Once an old coaching house - Bull's Head Hotel, Quorn
Loughborough Echo - 4th August 1939
In these days of ultra-modern stream-lined licensed premises, where everything but the glasses appear to have chromium fittings, it is refreshing to find an old building treated with imagination and respect for its original architecture. Such a building is the Bull's Head Hotel, Quorn, once an old coaching house called "The Swan with Two Necks."
For many years, until 1919, the building was known as Quorn Place and was a private residence. It was then acquired by Mr James A Hartopp, MBE., and for some time was let as a nursing home. Now, through the enterprise of Mr Hartopp, the building has undergone a metamorphosis, but the traditional Georgian line have been maintained with the result that Quorn has now a dignified hotel, preserving a genuine memory of the olden days, but with a modern adaptation of service and amenities, equal to any such place in the Midlands.
The property is very old and an oak beam was discovered in the cellar upon which is carved the date 1742. Part of the building at least dates back prior to then, as during alterations made during the past few months, a bundle of ancient papers was found in one of the beams, the ink on which appears to have formed part of a record of transactions kept by "mine host" of the inn, and which bears the date 1730.
At the foot of the garden at the rear of the property, there is an old square tower covered with ivy which it is understood in the old coaching days was used as a look-out tower from which the approach of the stage-coach could be seen in the distance, and the good lady of the inn wanted to prepare a meal and other refreshment for hungry travellers. From this tower one can obtain a wonderful view of the surrounding countryside.

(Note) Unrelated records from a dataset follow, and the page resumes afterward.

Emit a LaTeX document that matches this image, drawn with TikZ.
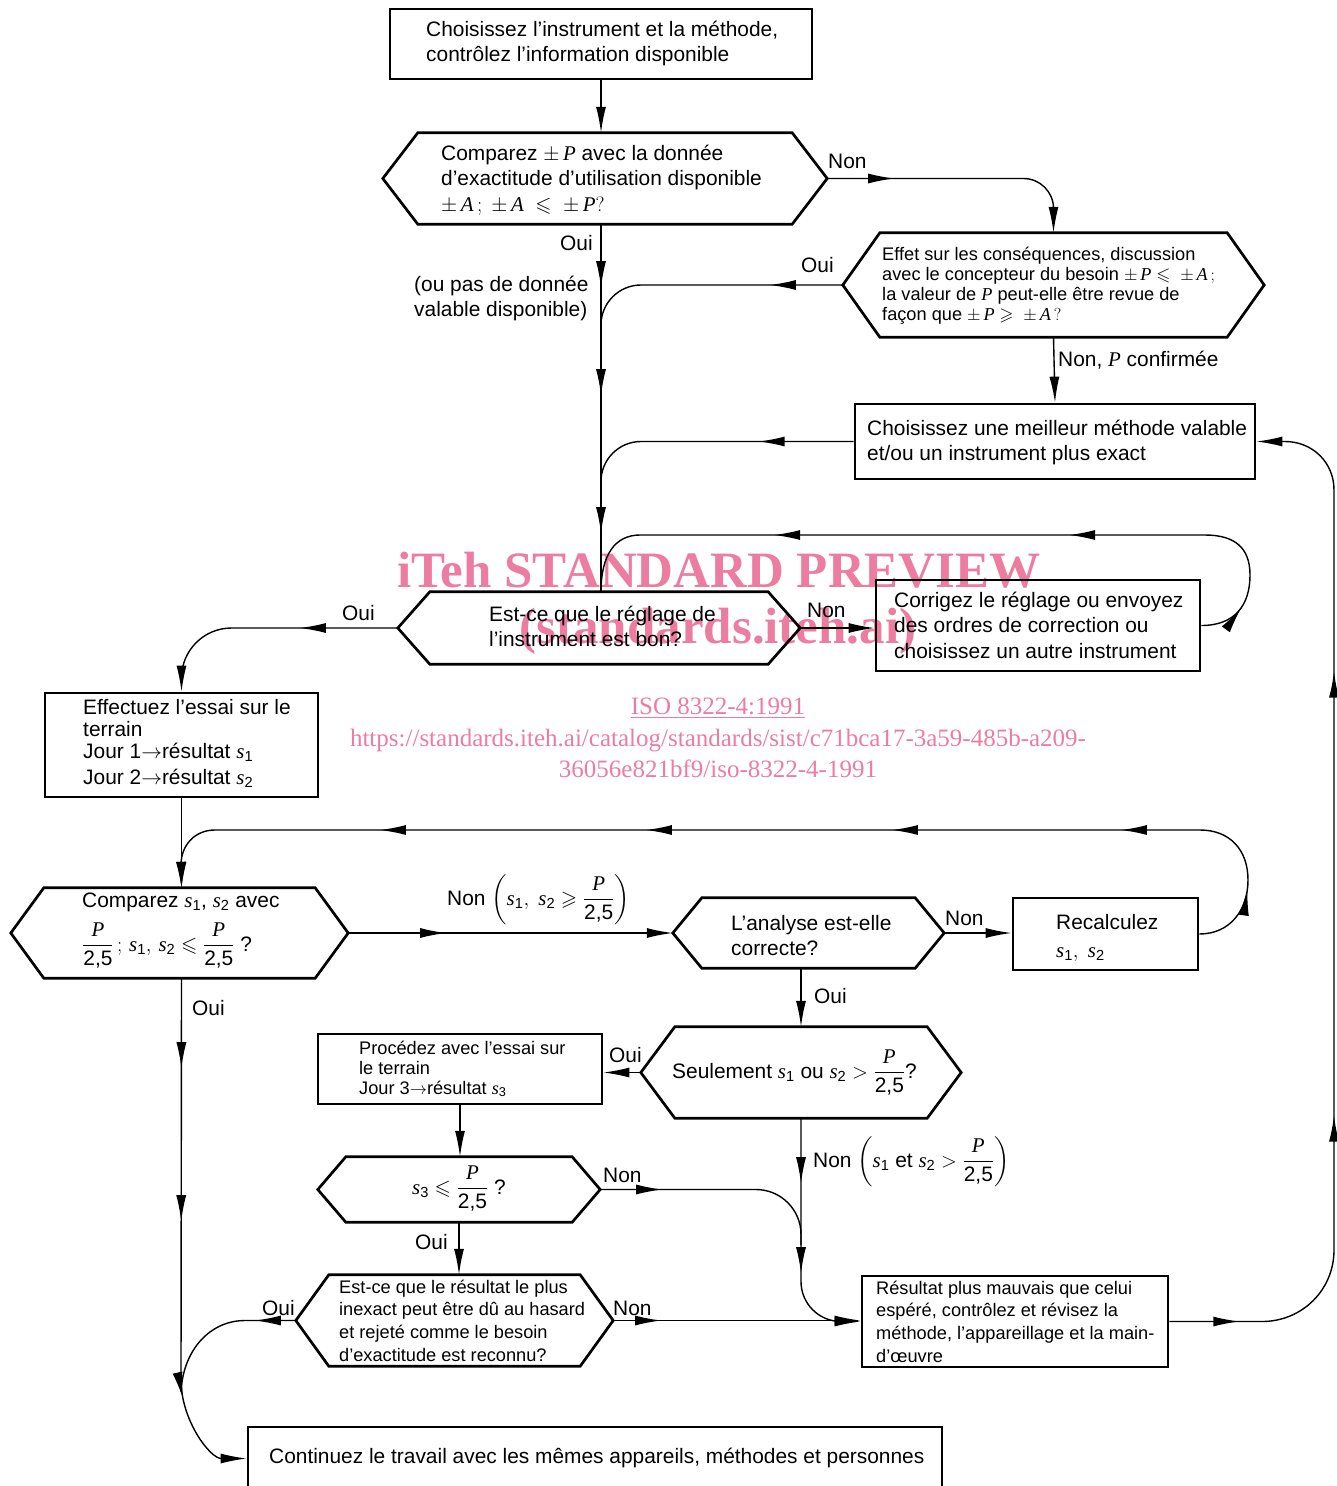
\documentclass[tikz,border=0pt]{standalone}
\usepackage{amsmath,amssymb}
\usepackage{fontspec}
\setmainfont{Liberation Sans}
\newfontfamily\wmfont{Liberation Serif}
\newfontfamily\varfont{Liberation Serif}
\usetikzlibrary{arrows.meta,decorations.markings,fit,calc}
\newcommand\tl[1]{\begin{tabular}[t]{@{}l@{}}#1\end{tabular}}
\newcommand\V[1]{\text{\varfont\itshape #1}}
\newcommand\sI[1]{\V{s}_{\text{#1}}}
\newcommand\frP{\dfrac{\V{P}}{\mbox{2,5}}}
\definecolor{wm}{RGB}{236,125,160}
\newcommand\hexdraw[2]{\draw[line width=2.7pt,line join=miter] (#1.west) -- ($(#1.north west)+(#2,0)$) -- ($(#1.north east)+(-#2,0)$) -- (#1.east) -- ($(#1.south east)+(-#2,0)$) -- ($(#1.south west)+(#2,0)$) -- cycle;}
\begin{document}
\begin{tikzpicture}[x=1pt,y=-1pt,
  >={Latex[length=26pt,width=10pt]},
  conn/.style={line width=1.4pt},
  ma/.style={postaction={decorate,decoration={markings,mark=at position #1 with {\arrow{>}}}}},
  boxst/.style={draw,line width=2.7pt,inner sep=0pt},
  hexbox/.style={inner sep=0pt},
  txt/.style={inner sep=0pt,anchor=base west,font=\fontsize{20.9}{25.5}\selectfont},
  stxt/.style={inner sep=0pt,anchor=base west,font=\fontsize{18.2}{20}\selectfont},
  lbl/.style={inner sep=0pt,anchor=base west,font=\fontsize{20.9}{25.5}\selectfont},
  wmk/.style={inner sep=0pt,anchor=base,text=wm},
]
\useasboundingbox (0,0) rectangle (1337,1486);
\clip (0,0) rectangle (1337,1486);

% watermark
\node[wmk,font=\wmfont\bfseries\fontsize{51}{51}\selectfont] (w1) at (719,587) {iTeh STANDARD PREVIEW};
\node[wmk,font=\wmfont\bfseries\fontsize{51}{51}\selectfont] (w2) at (718,643) {(standards.iteh.ai)};
\node[wmk,font=\wmfont\fontsize{25}{25}\selectfont] (w3) at (718,714) {\underline{ISO 8322-4:1991}};
\node[wmk,font=\wmfont\fontsize{25}{25}\selectfont] (w4) at (718,746) {https://standards.iteh.ai/catalog/standards/sist/c71bca17-3a59-485b-a209-};
\node[wmk,font=\wmfont\fontsize{25}{25}\selectfont] (w5) at (718,777) {36056e821bf9/iso-8322-4-1991};

% boxes
\node[boxst,fit={(390,9) (812,79)}] (b1) {};
\node[boxst,fit={(855,404) (1255,479)}] (b2) {};
\node[boxst,fit={(876,580) (1200,671)}] (b3) {};
\node[boxst,fit={(45,693) (318,797)}] (b4) {};
\node[boxst,fit={(1013,898) (1198,970)}] (b5) {};
\node[boxst,fit={(318,1034) (602,1104)}] (b6) {};
\node[boxst,fit={(862,1276) (1168,1367)}] (b7) {};
\node[boxst,fit={(248,1427) (942,1490)}] (b8) {};

% hexagons
\node[hexbox,fit={(383,133) (827,224)}] (h1) {}; \hexdraw{h1}{35}
\node[hexbox,fit={(843,233) (1264,337)}] (h2) {}; \hexdraw{h2}{37}
\node[hexbox,fit={(398,592) (800,664)}] (h3) {}; \hexdraw{h3}{32}
\node[hexbox,fit={(11,888) (348,978)}] (h4) {}; \hexdraw{h4}{33}
\node[hexbox,fit={(673,898) (944,968)}] (h5) {}; \hexdraw{h5}{29}
\node[hexbox,fit={(641,1027) (961,1118)}] (h6) {}; \hexdraw{h6}{34}
\node[hexbox,fit={(318,1157) (600,1222)}] (h7) {}; \hexdraw{h7}{28}
\node[hexbox,fit={(296,1275) (613,1366)}] (h8) {}; \hexdraw{h8}{33}

% texts
\node[txt] (t1) at (426,36) {\tl{Choisissez l’instrument et la méthode,\\contrôlez l’information disponible}};
\node[txt] (t2) at (441,160) {\tl{Comparez $\pm\,\V{P}$ avec la donnée\\d’exactitude d’utilisation disponible\\$\pm\,\V{A}\,;\ \pm\,\V{A}\ \leqslant\ \pm\,\V{P}?$}};
\node[stxt] (t3) at (882,260) {\tl{Effet sur les conséquences, discussion\\avec le concepteur du besoin $\pm\,\V{P} \leqslant\ \pm\,\V{A}\,;$\\la valeur de $\V{P}$ peut-elle être revue de\\façon que $\pm\,\V{P} \geqslant\ \pm\,\V{A}\,?$}};
\node[txt] (t4) at (867,435) {\tl{Choisissez une meilleur méthode valable\\et/ou un instrument plus exact}};
\node[txt] (t5) at (489,621) {\tl{Est-ce que le réglage de\\l’instrument est bon?}};
\node[txt] (t6) at (894,607) {\tl{Corrigez le réglage ou envoyez\\des ordres de correction ou\\choisissez un autre instrument}};
\node[txt,font=\fontsize{20.9}{22}\selectfont] (t7) at (83,714) {\tl{Effectuez l’essai sur le\\terrain\\Jour 1$\rightarrow$résultat $\sI{1}$\\[4pt]Jour 2$\rightarrow$résultat $\sI{2}$}};
\node[txt] (t8) at (82,907) {Comparez $\sI{1}$, $\sI{2}$ avec};
\node[txt] (t9) at (82,951) {$\frP\,;\,\sI{1},\,\sI{2}\leqslant\frP$ ?};
\node[txt] (t10) at (731,930) {\tl{L’analyse est-elle\\correcte?}};
\node[txt] (t11) at (1056,929) {Recalculez};
\node[txt] (t12) at (1056,957) {$\sI{1},\ \sI{2}$};
\node[txt] (t13) at (672,1078) {Seulement $\sI{1}$ ou $\sI{2} > \frP$?};
\node[stxt] (t14) at (359,1054) {\tl{Procédez avec l’essai sur\\le terrain\\Jour 3$\rightarrow$résultat $\sI{3}$}};
\node[txt] (t15) at (412,1194) {$\sI{3}\leqslant\frP$ ?};
\node[stxt,font=\fontsize{18.2}{22.7}\selectfont] (t16) at (339,1293) {\tl{Est-ce que le résultat le plus\\inexact peut être dû au hasard\\et rejeté comme le besoin\\d’exactitude est reconnu?}};
\node[stxt,font=\fontsize{18.2}{22.7}\selectfont] (t17) at (876,1294) {\tl{Résultat plus mauvais que celui\\espéré, contrôlez et révisez la\\méthode, l’appareillage et la main-\\d’œuvre}};
\node[txt] (t18) at (269,1463) {Continuez le travail avec les mêmes appareils, méthodes et personnes};

% labels
\node[lbl] (l1) at (828,168) {Non};
\node[lbl] (l2) at (560,250) {Oui};
\node[lbl] (l3) at (414,291) {\tl{(ou pas de donnée\\valable disponible)}};
\node[lbl] (l4) at (801,272) {Oui};
\node[lbl] (l5) at (1058,366) {Non, $\V{P}$ confirmée};
\node[lbl] (l6) at (342,620) {Oui};
\node[lbl] (l7) at (807,617) {Non};
\node[lbl] (l8) at (447,905) {Non $\left(\sI{1},\ \sI{2} \geqslant \frP\right)$};
\node[lbl] (l9) at (945,925) {Non};
\node[lbl] (l10) at (814,1003) {Oui};
\node[lbl] (l11) at (192,1015) {Oui};
\node[lbl] (l12) at (609,1062) {Oui};
\node[lbl] (l13) at (603,1182) {Non};
\node[lbl] (l14) at (813,1167) {Non $\left(\sI{1} \text{ et } \sI{2} > \frP\right)$};
\node[lbl] (l15) at (415,1249) {Oui};
\node[lbl] (l16) at (262,1315) {Oui};
\node[lbl] (l17) at (613,1315) {Non};

% merge points
\coordinate (m1) at (601,322);
\coordinate (m2) at (601,482);
\coordinate (m7) at (801,1245);
\coordinate (m8) at (181,1392);

% connectors
\draw[conn,->] (b1.south) -- (b1.south |- h1.north);
\draw[conn,ma=63pt,ma=171pt,ma=309pt] (h1.south -| b1.south) -- (h3.north -| b1.south);
\draw[conn,->,ma=67pt,rounded corners=30pt] (h1.east) -| (h2.north);
\draw[conn,ma=73pt,rounded corners=40pt] (h2.west) -| (m1);
\draw[conn,->] (h2.south) -- (b2.north);
\draw[conn,ma=95pt,rounded corners=40pt] (b2.west) -| (m2);
\draw[conn,ma=45pt,ma=285pt,ma=580pt] (b3.east) .. controls (1235,625.5) and (1250,605) .. (1250,575) .. controls (1250,548) and (1235,535) .. (1205,535) -- (640,535) .. controls (615,535) and (601,555) .. (h3.north -| b1.south);
\draw[conn,->] (h3.east) -- (h3.east -| b3.west);
\draw[conn,->,ma=98pt,rounded corners=50pt] (h3.west) -| (b4.north);
\draw[conn,->] (b4.south) -- (b4.south |- h4.north);
\draw[conn,->,ma=72pt,ma=239pt,ma=468pt,ma=714pt,ma=980pt] (b5.east) .. controls (1230,934) and (1248,910) .. (1248,880) .. controls (1248,850) and (1230,830) .. (1200,830) -- (215,830) .. controls (195,830) and (181,845) .. (181,865) -- (b4.south |- h4.north);
\draw[conn,->,ma=98pt] (h4.east) -- (h5.west);
\draw[conn,->] (h5.east) -- (h5.east -| b5.west);
\draw[conn,->] (h6.north |- h5.south) -- (h6.north);
\draw[conn,->] (h6.west) -- (h6.west -| b6.east);
\draw[conn,->] (b6.south) -- (b6.south |- h7.north);
\draw[conn,->,ma=65pt,ma=155pt,rounded corners=40pt] (h6.south) |- (b7.west);
\draw[conn,ma=62pt,rounded corners=45pt] (h7.east) -| (m7);
\draw[conn,->] (h7.south) -- (h7.south |- h8.north);
\draw[conn,->,ma=48pt] (h8.east) -- (h8.east -| b7.west);
\draw[conn,->,ma=70pt,ma=340pt,ma=784pt] (b7.east) -- (1262,1321.5) .. controls (1302,1321.5) and (1334,1290) .. (1334,1250) -- (1334,490) .. controls (1334,462) and (1312,441.5) .. (1285,441.5) -- (b2.east);
\draw[conn,->,ma=90pt,ma=243pt,ma=420pt] (h4.south -| b4.south) -- (181,1380) .. controls (181,1420) and (210,1458.5) .. (b8.west);
\draw[conn,ma=41pt] (h8.west) -- (245,1320.5) .. controls (210,1320.5) and (183,1350) .. (m8);
\end{tikzpicture}
\end{document}
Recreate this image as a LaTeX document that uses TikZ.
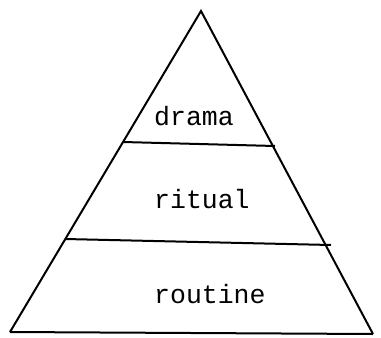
\documentclass[tikz,border=0pt]{standalone}
\usepackage{fontspec}
\setmonofont{Liberation Mono}
\begin{document}
\begin{tikzpicture}[x=1pt,y=-1pt,
  edge/.style={line width=2pt,line join=miter,black},
  lbl/.style={anchor=base west,inner sep=0pt,font=\ttfamily\fontsize{26.5}{26.5}\selectfont}]
\useasboundingbox (0,0) rectangle (381,338);
\coordinate (apex) at (201,11);
\coordinate (bl) at (10,332);
\coordinate (br) at (373,334);
\coordinate (d1) at (123,142);
\coordinate (d2) at (275,146);
\coordinate (r1) at (65,239);
\coordinate (r2) at (331,245);
\draw[edge] (bl) -- (apex) -- (br);
\draw[edge] (bl) -- (br);
\draw[edge] (d1) -- (d2);
\draw[edge] (r1) -- (r2);
\node[lbl] (drama) at (154,125) {drama};
\node[lbl] (ritual) at (154,208) {ritual};
\node[lbl] (routine) at (154,303) {routine};
\end{tikzpicture}
\end{document}
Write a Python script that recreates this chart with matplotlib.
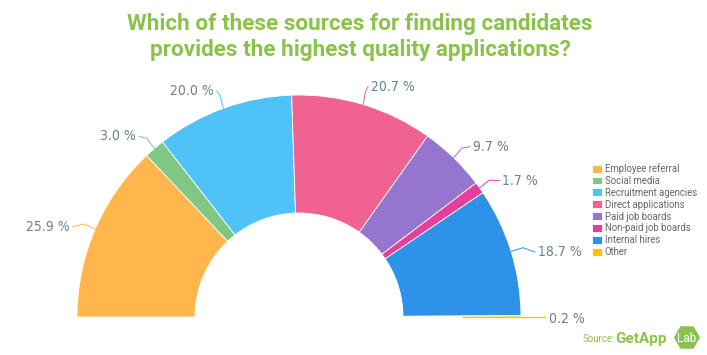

Also in the garden, of great interest to horticulturists, is a tall Gingko tree, or what is known as a maidenhair fern tree, belonging to the Coniferae species. This is over 200 years old and of considerable value. It is probably the tallest in the country, Gingko trees of this height being very rare in England.
The property has been completely redesigned and modernised to fulfil the requirements of an up-to-date roadside hotel, without sacrificing its pleasing early Georgian exterior. The architecture of the main portion of the premises has been left practically unchanged, and subsequent additions made as far as possible to blend harmoniously with the original structure.
A completely new left wing has been added; the original dining room has been pulled down, and the present dining room embodied in a new right wing at the rear of the property. The room has been rebuilt in old oak panelling, with an old fashioned fireplace at each end.
Facing south, a pleasant view of the lawn and gardens is obtainable from windows opening on to a stone-flagged terrace running the whole length of the wing. In striking contrast are the spacious modern kitchens, their white tiles and shining appliances conveying an atmosphere at once hygienic and efficient.
Previously there was no drainage system, but a completely new system has been installed. Apparently the "Swan With Two Necks" drew its water supply from a well, which was found under a passage-way in the kitchen, over 50 feet deep, which has now been filled in and built over.
Every brick in the new building is a hand-made Leicestershire brick and they have been specially sorted from old cottages and other buildings, and the roofs are of selected Swithland slates.
In keeping with modern times, the old stables used during coaching days have been converted into modern lock-up garages. The cellars are practically as they were originally, and are excellently constructed for the storage of beers and wines, the old thrawls having been kept almost in their entirety.
It is realised that although notwithstanding the attractions of such an interesting, old-world atmosphere, the traveller of today demands bodily comfort, and the hotel is thoroughly fitted with modern furnishings and up-to-date equipment; each bedroom possesses a hot and cold water supply, with modern furniture and comfortable beds.; there is adequate bathroom accommodation, and from each bedroom window, a pleasing view greets the eye. The hotel is fully licensed, and there are the usual public rooms, all comfortably appointed. A large, semi-circular gravel drive at the front of the property affords a magnificent spacious pull-in for cars.
The aim throughout has been to fulfil a long felt want in providing "something different" for travellers requiring "something different", and the special needs of passing motor traffic have particularly been borne in mind.
The architect is Mr Cecil G Jones LRIBA, AIAS., of the En-Tout-Cas Coy., Ltd., Syston.
Miss Rowlands has been appointed manageress.